As he hands power to President-elect Clinton, the millstone of past problems is overall just slightly smaller than the one Mr. Bush inherited from President Reagan. It is still far more vast than the burden Mr. Reagan inherited from President Carter in 1980.
The burden of burdens is the national debt itself. Bush was only able to slow this rumbling avalanche. It grew by about 25 percent during the Bush presidency, once inflation is canceled out, to more than $3 trillion. But during two Reagan terms, the real size of the debt doubled.
The debt is felt in the interest payments it requires. In the current budget, which Mr. Clinton will take over, 15.6 percent of all spending will go to pay interest. But that actually represents a slight improvement. Bush took over a budget that committed 16.5 percent of all spending to interest on the debt. By contrast, Mr. Reagan took over a Carter budget that spent 12.1 percent on interest. The national debt was 26.8 percent of the country's economic output in 1980, 42.6 percent in 1988, and 52.5 perc ent this year, according to the Office of Management and Budget.

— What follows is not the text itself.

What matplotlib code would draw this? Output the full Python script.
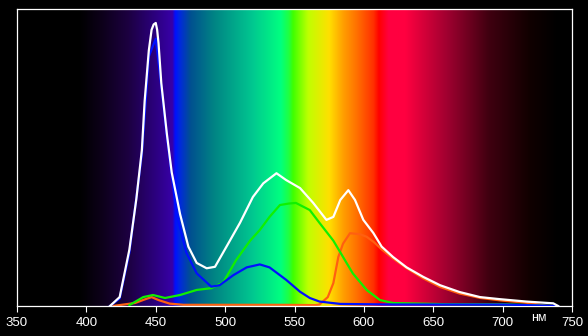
import numpy as np
import matplotlib.pyplot as plt
from matplotlib.colors import LinearSegmentedColormap

# spectrum curves (wavelength nm, relative intensity)
white_nm = [417, 424, 431, 436, 440, 442, 445, 447, 448.5, 450, 451, 452, 454, 458, 461.5,
            467.5, 473.5, 479.5, 486.7, 492.7, 501, 510.7, 520, 527.5, 537, 544, 554, 563.5,
            573, 578, 583, 588.8, 593.6, 599.6, 606.8, 612.8, 621, 630.8, 642.8, 654.9, 669,
            683.7, 698, 717, 736.5, 740]
white_val = [0.0, 0.03, 0.19, 0.36, 0.525, 0.69, 0.86, 0.93, 0.948, 0.953, 0.93, 0.885, 0.75,
             0.58, 0.45, 0.31, 0.20, 0.145, 0.127, 0.132, 0.20, 0.28, 0.367, 0.413, 0.447,
             0.424, 0.397, 0.347, 0.29, 0.30, 0.357, 0.39, 0.357, 0.29, 0.246, 0.20, 0.165,
             0.13, 0.098, 0.07, 0.047, 0.03, 0.023, 0.015, 0.009, 0.0]

blue_nm = [417, 424, 431, 440, 445, 450, 454, 458, 461.5, 465, 472, 479.5, 490, 496, 506,
           515.5, 525, 532, 544, 554, 561, 568, 583, 620, 700, 740]
blue_val = [0.0, 0.025, 0.18, 0.51, 0.84, 0.90, 0.74, 0.57, 0.44, 0.31, 0.18, 0.11, 0.065,
            0.07, 0.104, 0.13, 0.14, 0.13, 0.088, 0.048, 0.027, 0.015, 0.007, 0.005, 0.005,
            0.0]

green_nm = [431, 441, 448, 456.7, 467.5, 479.5, 490, 498.7, 508, 518, 525, 532, 539.5, 546,
            551, 561, 568, 578, 585, 592, 602, 611.6, 621, 660, 700, 735]
green_val = [0.003, 0.03, 0.037, 0.027, 0.037, 0.054, 0.06, 0.08, 0.155, 0.22, 0.256, 0.30,
             0.34, 0.345, 0.347, 0.323, 0.28, 0.22, 0.165, 0.11, 0.054, 0.02, 0.01, 0.006,
             0.006, 0.0]

red_nm = [419, 435, 442, 447, 452, 460, 470, 540, 565, 568, 574, 578, 581.6, 585, 590, 597,
          602, 607, 613, 621, 631, 642.8, 655, 669, 684, 700, 717, 733]
red_val = [0.0, 0.01, 0.022, 0.03, 0.02, 0.008, 0.004, 0.004, 0.003, 0.005, 0.03, 0.077,
           0.165, 0.21, 0.245, 0.242, 0.233, 0.216, 0.19, 0.16, 0.127, 0.093, 0.064, 0.042,
           0.027, 0.018, 0.011, 0.0]

xticks = [350, 400, 450, 500, 550, 600, 650, 700, 750]

# background spectrum stops
bg_stops = [(350, '#000000'), (395, '#000000'), (410, '#0c0018'), (430, '#1c0040'),
            (450, '#2c0080'), (462, '#3800a8'), (464, '#0010ff'), (467, '#0028e0'),
            (475, '#005090'), (492, '#008484'), (520, '#00c890'), (540, '#00ff80'),
            (546, '#20ff40'), (549, '#40ff00'), (560, '#c0ff00'), (575, '#ffe000'),
            (585, '#ffa000'), (595, '#ff7000'), (607, '#ff3000'), (611, '#ff0000'),
            (618, '#ff0040'), (630, '#ff0040'), (660, '#a00030'), (690, '#400010'),
            (720, '#100000'), (740, '#000000'), (750, '#000000')]

lo, hi = 350, 750
cmap = LinearSegmentedColormap.from_list(
    'spec', [((w - lo) / (hi - lo), c) for w, c in bg_stops], N=1024)

fig = plt.figure(figsize=(5.88, 3.36), dpi=100, facecolor='black')
ax = fig.add_axes([17 / 588, 30 / 336, 555 / 588, 297 / 336])
ax.set_facecolor('black')

grad = np.linspace(0, 1, 1024).reshape(1, -1)
ax.imshow(grad, cmap=cmap, aspect='auto', extent=[lo, hi, 0, 1], zorder=0)

ax.plot(red_nm, red_val, color='#ff6010', lw=1.6, zorder=2)
ax.plot(green_nm, green_val, color='#10f000', lw=1.6, zorder=3)
ax.plot(blue_nm, blue_val, color='#0010ff', lw=1.6, zorder=4)
ax.plot(white_nm, white_val, color='white', lw=1.6, zorder=5)

ax.set_xlim(lo, hi)
ax.set_ylim(0, 1)
ax.set_yticks([])
ax.set_xticks(xticks)
ax.tick_params(axis='x', colors='white', length=4, width=0.8, pad=4, labelsize=9.5)
for lab in ax.get_xticklabels():
    lab.set_family('Liberation Sans')
for s in ax.spines.values():
    s.set_color('white')
    s.set_linewidth(0.9)

ax.text(726, -0.04, 'нм', color='white', fontsize=9, family='Liberation Sans',
        ha='center', va='center', clip_on=False)

fig.savefig('out.png', dpi=100, facecolor='black')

The next-most-expensive burden from past excesses is the bailout of savings-and-loan deposits through federal insurance. Early in Bush's term, estimates of what it would cost to make good on all those claims ran to well over $300 billion.
But in spite of a slow economy and even slower real estate prices, the total bailout cost now looks like half that amount. The US Treasury estimates it at $130 billion, the Congressional Budget Office (CBO) at $135 billion. Further, the work is at least half done, the cost at least half paid. The most optimistic assessments put the remaining work at about $40 billion in total.
One of the first political challenges, and choices, to confront Clinton in January will be to convince Congress to pay that money to finish the bailout. Bush failed to convince the House to approve his spending request this past fall.
Delay raises the ultimate cost of the bailout significantly. The value of the assets that the government took over from failed savings institutions and wants to sell deteriorates between 15 and 30 percent a year, according to a government analyst. Price Waterhouse federal budget analyst Stanley Collender cites another estimate that every day of delay costs the US Treasury an extra $3 million.
The bailout of S&L depositors, widely misunderstood by voters to be a bailout of failed thrifts and their executives, is not spending that members of Congress find easy to vote for.
Many banks are in financial trouble, too, raising the prospect that their depositors will need to call on the Treasury as well. The banking picture has improved in recent months, however. The CBO estimates that the Bank Insurance Fund will lose tens of billions of dollars over the next four years, but not more than the fund can handle on its own without taxpayer assistance.
A slow, Herculean task will be cleaning up waste at former nu-clear-arms-manufacturing sites. After 40 years of production, much of it not very attentive to environmental concerns, the plants may cost as much as $200 billion to clean up. The Bush budgets have raised this effort to a pace of about $5 billion a year, but the General Accounting Office has estimated that spending will need to rise to several times that amount in a few years to meet federal standards.
A growing problem is the Pension Benefit Guaranty Corporation (PBGC), a pension-insurance fund backed by the federal government. The corporation has currently identified $18 billion in pension funds as "reasonably possible" losses it may have to cover for companies that are underfunding their pension plans. It is already carrying a $2.5 billion deficit of liabilities over assets. Another major corporate failure or two could send PBGC to the Treasury for a bailout.
Elsewhere, people who default on federally-backed student loans cost the government almost $3 billion last year, although that marked the first decline in the default rate in at least a decade.
The $25 billion modernizing of the federal telephone system is well under way and mostly done. An upgrade of the air-traffic-control system that presented Bush with a similar price tag still has a long way to go.